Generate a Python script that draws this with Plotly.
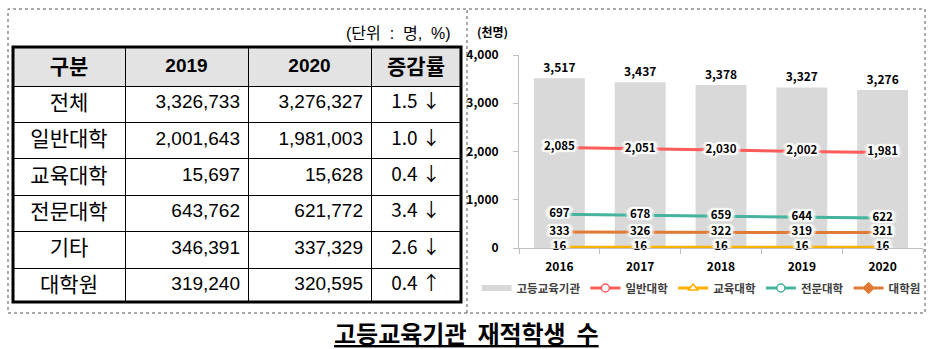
import plotly.graph_objects as go

# ---------------- data ----------------
table_header = ["구분", "2019", "2020", "증감률"]
table_categories = ["전체", "일반대학", "교육대학", "전문대학", "기타", "대학원"]
students_2019 = [3326733, 2001643, 15697, 643762, 346391, 319240]
students_2020 = [3276327, 1981003, 15628, 621772, 337329, 320595]
change_rate = [1.5, 1.0, 0.4, 3.4, 2.6, 0.4]
change_dir = ["↓", "↓", "↓", "↓", "↓", "↑"]
table_unit = "(단위 : 명, %)"

years = ["2016", "2017", "2018", "2019", "2020"]
total_inst = [3517, 3437, 3378, 3327, 3276]
univ = [2085, 2051, 2030, 2002, 1981]
edu_univ = [16, 16, 16, 16, 16]
college = [697, 678, 659, 644, 622]
grad = [333, 326, 322, 319, 321]
series_names = ["고등교육기관", "일반대학", "교육대학", "전문대학", "대학원"]
chart_unit = "(천명)"
caption = "고등교육기관 재적학생 수"

# ---------------- styling ----------------
W, H = 933, 349
def px(x):
    return x / W
def py(y):
    return 1 - y / H

NB = "\u00a0"
KR = "Noto Sans CJK KR"
TBL_FONT = "Liberation Sans, Noto Sans CJK KR"
BAR_COLOR = "#d9d9d9"
AXIS_COLOR = "#bfbfbf"
line_colors = {"일반대학": "#ff5b5b", "교육대학": "#ffb000",
               "전문대학": "#45b39d", "대학원": "#e07b35"}
line_symbols = {"일반대학": "circle", "교육대학": "triangle-up",
                "전문대학": "circle", "대학원": "diamond"}
line_fill = {"일반대학": "white", "교육대학": "white",
             "전문대학": "white", "대학원": None}
GLOW = ("2px 0 1px #fff, -2px 0 1px #fff, 0 2px 1px #fff, 0 -2px 1px #fff, "
        "2px 2px 1px #fff, -2px -2px 1px #fff, 2px -2px 1px #fff, -2px 2px 1px #fff, "
        "4px 0 2px #fff, -4px 0 2px #fff")

fig = go.Figure()

# ---------------- table ----------------
fig.add_trace(go.Table(
    domain=dict(x=[px(13), px(461)], y=[py(302), py(47)]),
    columnwidth=[112, 123, 123, 90],
    header=dict(
        values=[f"<b>{h}</b>" for h in table_header],
        fill_color="#e3e3e3",
        line=dict(color="black", width=1),
        align="center",
        font=dict(family=TBL_FONT, size=[21, 19, 19, 21], color="black"),
        height=36,
    ),
    cells=dict(
        values=[
            table_categories,
            [f"{v:,}" for v in students_2019],
            [f"{v:,}" for v in students_2020],
            [f"{r:.1f} {d}" for r, d in zip(change_rate, change_dir)],
        ],
        align=["center", "right", "right", "center"],
        fill_color="white",
        line=dict(color="black", width=1),
        font=dict(family=[TBL_FONT, TBL_FONT, TBL_FONT, KR],
                  size=[21, 19, 19, 19], color="black"),
        height=36.4,
    ),
))

# ---------------- chart ----------------
fig.add_trace(go.Bar(
    x=years, y=total_inst, name=series_names[0],
    marker=dict(color=BAR_COLOR, line=dict(width=0)),
    width=0.63,
    text=[f"{v:,}" for v in total_inst], textposition="outside",
    textfont=dict(family=KR, size=12, color="black", weight="bold"),
    cliponaxis=False, showlegend=False,
))

line_data = {"일반대학": univ, "교육대학": edu_univ, "전문대학": college, "대학원": grad}
for name in ["대학원", "교육대학", "전문대학", "일반대학"]:
    vals = line_data[name]
    fig.add_trace(go.Scatter(
        x=years, y=vals, mode="lines+text", name=name,
        line=dict(color=line_colors[name], width=3),
        text=[f"{v:,}" for v in vals], textposition="middle center",
        textfont=dict(family=KR, size=11.5, color="black", weight="bold", shadow=GLOW),
        cliponaxis=False, showlegend=False,
    ))

# legend entries
fig.add_trace(go.Scatter(x=[None], y=[None], mode="lines", name=series_names[0],
                         line=dict(color=BAR_COLOR, width=6)))
for name in series_names[1:]:
    fc = line_fill[name] or line_colors[name]
    fig.add_trace(go.Scatter(
        x=[None], y=[None], mode="lines+markers", name=name,
        line=dict(color=line_colors[name], width=3),
        marker=dict(symbol=line_symbols[name], size=8, color=fc,
                    line=dict(color=line_colors[name], width=1.5)),
    ))

fig.update_layout(
    width=W, height=H, margin=dict(l=0, r=0, t=0, b=0, pad=0, autoexpand=False),
    paper_bgcolor="white", plot_bgcolor="rgba(0,0,0,0)",
    xaxis=dict(domain=[px(519), px(923)], type="category", range=[-0.5, 4.5],
               automargin=False,
               showline=True, linecolor=AXIS_COLOR, linewidth=1,
               ticks="outside", tickson="boundaries", ticklen=5, tickcolor=AXIS_COLOR,
               tickfont=dict(family=KR, size=12, color="black", weight="bold"),
               ticklabelstandoff=8, showgrid=False, zeroline=False, fixedrange=True),
    yaxis=dict(domain=[py(248), py(55)], range=[0, 4000], dtick=1000, tickformat=",",
               automargin=False,
               showline=True, linecolor=AXIS_COLOR, linewidth=1,
               ticks="outside", ticklen=5, tickcolor=AXIS_COLOR,
               tickfont=dict(family=KR, size=12, color="black", weight="bold"),
               ticklabelstandoff=12, showgrid=False, zeroline=False, fixedrange=True),
    legend=dict(orientation="h", x=px(701), xanchor="center", y=py(288), yanchor="middle",
                font=dict(family=KR, size=11.5, color="#404040", weight="bold"),
                itemwidth=30, bgcolor="rgba(0,0,0,0)", traceorder="normal"),
    shapes=[
        dict(type="rect", xref="paper", yref="paper", x0=px(8), x1=px(925), y0=py(313), y1=py(9),
             line=dict(color="#555555", width=1, dash="dot")),
        dict(type="line", xref="paper", yref="paper", x0=px(467), x1=px(467), y0=py(313), y1=py(9),
             line=dict(color="#555555", width=1, dash="dot")),
        dict(type="rect", xref="paper", yref="paper", x0=px(13), x1=px(461), y0=py(302), y1=py(47),
             line=dict(color="black", width=3)),
    ],
    annotations=[
        dict(text=table_unit.replace(" ", NB + NB), xref="paper", yref="paper", x=px(453), y=py(33),
             xanchor="right", yanchor="middle", showarrow=False,
             font=dict(family=TBL_FONT, size=16, color="black")),
        dict(text=chart_unit, xref="paper", yref="paper", x=px(475), y=py(31),
             xanchor="left", yanchor="middle", showarrow=False,
             font=dict(family=KR, size=12, color="black", weight="bold")),
        dict(text=caption.replace(" ", NB + NB), xref="paper", yref="paper", x=px(466), y=py(332),
             xanchor="center", yanchor="middle", showarrow=False,
             font=dict(family=KR, size=24, color="black", weight="bold", lineposition="under")),
    ],
)

fig.write_html("out.html")
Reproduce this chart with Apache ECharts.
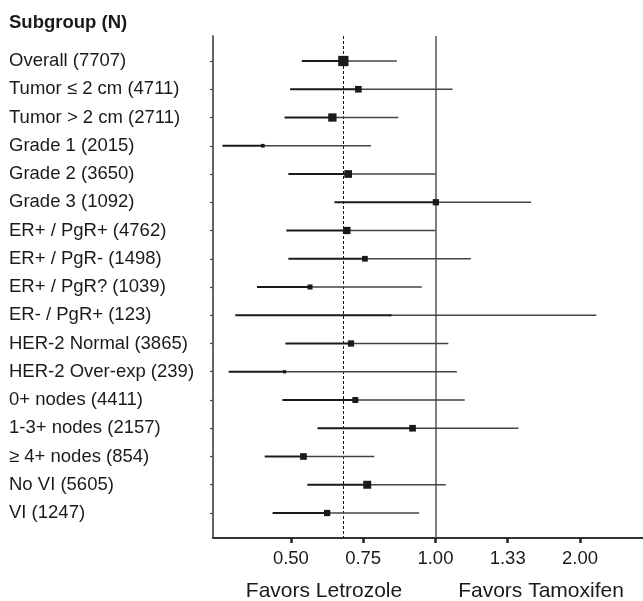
<!DOCTYPE html>
<html>
<head>
<meta charset="utf-8">
<script src="https://cdn.jsdelivr.net/npm/echarts@6/dist/echarts.min.js"></script>
<style>
  html, body { margin: 0; padding: 0; background: #fff; }
  #chart { width: 643px; height: 601px; }
</style>
</head>
<body>
<div id="chart"></div>
<script>
// ---- data ----
var subgroups = [
  "Overall (7707)", "Tumor \u2264 2 cm (4711)", "Tumor > 2 cm (2711)",
  "Grade 1 (2015)", "Grade 2 (3650)", "Grade 3 (1092)",
  "ER+ / PgR+ (4762)", "ER+ / PgR- (1498)", "ER+ / PgR? (1039)",
  "ER- / PgR+ (123)", "HER-2 Normal (3865)", "HER-2 Over-exp (239)",
  "0+ nodes (4411)", "1-3+ nodes (2157)", "\u2265 4+ nodes (854)",
  "No VI (5605)", "VI (1247)"
];
var hazardRatio = [0.643, 0.691, 0.610, 0.437, 0.658, 1.002, 0.654, 0.713, 0.548,
                   0.806, 0.667, 0.485, 0.681, 0.896, 0.531, 0.721, 0.595];
var ciLower     = [0.527, 0.498, 0.485, 0.360, 0.494, 0.616, 0.489, 0.494, 0.425,
                   0.383, 0.487, 0.371, 0.480, 0.568, 0.441, 0.541, 0.458];
var ciUpper     = [0.831, 1.085, 0.837, 0.734, 1.000, 1.582, 1.000, 1.185, 0.937,
                   2.163, 1.064, 1.108, 1.151, 1.489, 0.746, 1.051, 0.925];
var weights     = [100, 42, 65, 13, 56, 37, 50, 31, 24, 4, 37, 10, 34, 42, 42, 60, 37];
var tickValues  = [0.5, 0.707, 1, 1.414, 2];
var tickLabels  = ["0.50", "0.75", "1.00", "1.33", "2.00"];
var axisNames   = ["Favors Letrozole", "Favors Tamoxifen"];
var overallHR   = hazardRatio[0];

// ---- build ----
var FONT = '"Liberation Sans", Arial, Helvetica, sans-serif';
var log2 = function (v) { return Math.log(v) / Math.LN2; };
var seriesData = subgroups.map(function (s, i) {
  return [log2(ciLower[i]), log2(hazardRatio[i]), log2(ciUpper[i]), i, weights[i]];
});
var tickPos = tickValues.map(log2);
var rowIdx = subgroups.map(function (s, i) { return i; });

var chart = echarts.init(document.getElementById('chart'), null, { renderer: 'canvas' });
chart.setOption({
  animation: false,
  backgroundColor: '#ffffff',
  grid: { left: 213, right: 0, top: 36, bottom: 63, containLabel: false },
  xAxis: {
    type: 'value',
    min: -1.539, max: 1.436,
    splitLine: { show: false },
    axisLine: { show: true, onZero: false, lineStyle: { color: '#333', width: 2 } },
    axisTick: { show: true, customValues: tickPos, length: 5, lineStyle: { color: '#222', width: 2.5 } },
    axisLabel: {
      show: true, customValues: tickPos, margin: 11,
      color: '#1a1a1a', fontFamily: FONT, fontSize: 18.5,
      formatter: function (v) {
        for (var k = 0; k < tickPos.length; k++) {
          if (Math.abs(tickPos[k] - v) < 1e-6) return tickLabels[k];
        }
        return '';
      }
    }
  },
  yAxis: {
    type: 'value',
    inverse: true,
    min: -0.885, max: 16.885,
    splitLine: { show: false },
    axisLine: { show: true, onZero: false, lineStyle: { color: '#666', width: 2 } },
    axisTick: { show: true, customValues: rowIdx, length: 3, lineStyle: { color: '#444', width: 1.2 } },
    axisLabel: {
      show: true, customValues: rowIdx, margin: 204, align: 'left',
      color: '#1a1a1a', fontFamily: FONT, fontSize: 18.5,
      formatter: function (v) { return subgroups[Math.round(v)] || ''; }
    }
  },
  graphic: [
    { type: 'text', left: 9, top: 13,
      style: { text: 'Subgroup (N)', font: 'bold 18.5px ' + FONT, fill: '#1a1a1a' } },
    { type: 'text', x: 324, y: 591,
      style: { text: axisNames[0], font: '21px ' + FONT, fill: '#1a1a1a', align: 'center', verticalAlign: 'middle' } },
    { type: 'text', x: 541, y: 591,
      style: { text: axisNames[1], font: '21px ' + FONT, fill: '#1a1a1a', align: 'center', verticalAlign: 'middle' } }
  ],
  series: [{
    type: 'custom',
    data: seriesData,
    encode: { x: [0, 1, 2], y: 3 },
    clip: false,
    renderItem: function (params, api) {
      var lo = api.coord([api.value(0), api.value(3)]);
      var pt = api.coord([api.value(1), api.value(3)]);
      var hi = api.coord([api.value(2), api.value(3)]);
      var s = 10.3 * Math.sqrt(api.value(4) / 100);
      return {
        type: 'group',
        children: [
          { type: 'line', shape: { x1: lo[0], y1: lo[1], x2: pt[0], y2: pt[1] },
            style: { stroke: '#1a1a1a', lineWidth: 2 } },
          { type: 'line', shape: { x1: pt[0], y1: pt[1], x2: hi[0], y2: hi[1] },
            style: { stroke: '#444', lineWidth: 1.5 } },
          { type: 'rect', shape: { x: pt[0] - s / 2, y: pt[1] - s / 2, width: s, height: s },
            style: { fill: '#1a1a1a' }, z2: 10 }
        ]
      };
    },
    markLine: {
      silent: true,
      symbol: ['none', 'none'],
      label: { show: false },
      z: 1,
      data: [
        { xAxis: 0, lineStyle: { color: '#555', width: 1.5, type: 'solid' } },
        { xAxis: log2(overallHR), lineStyle: { color: '#111', width: 1, type: [3, 2] } }
      ]
    }
  }]
});
</script>
</body>
</html>
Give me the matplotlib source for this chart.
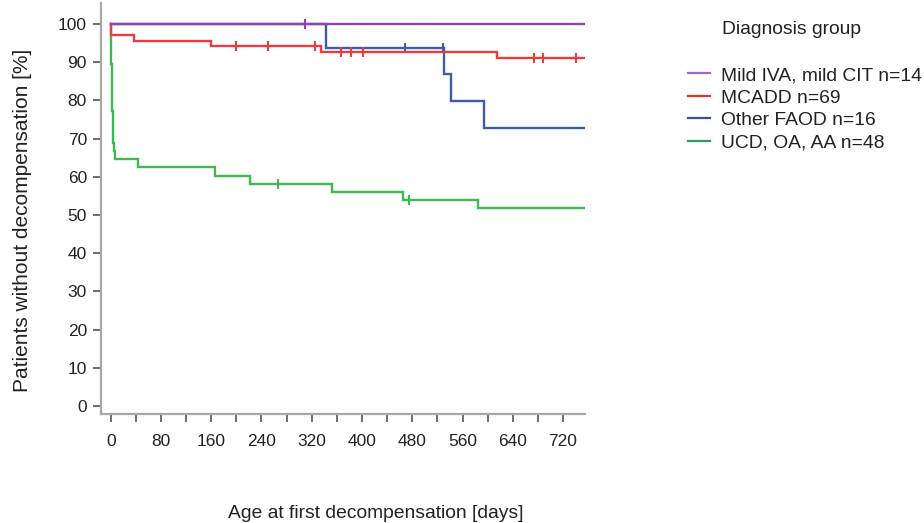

----------

— PROBLEM —
All lines from the start of the entries through the one with "import plotly.graph_objects as go" are to be output exactly; omit the pictures.

— ANSWER TO THIS EXERCISE —
Generate a Python script that draws this with Plotly.
import plotly.graph_objects as go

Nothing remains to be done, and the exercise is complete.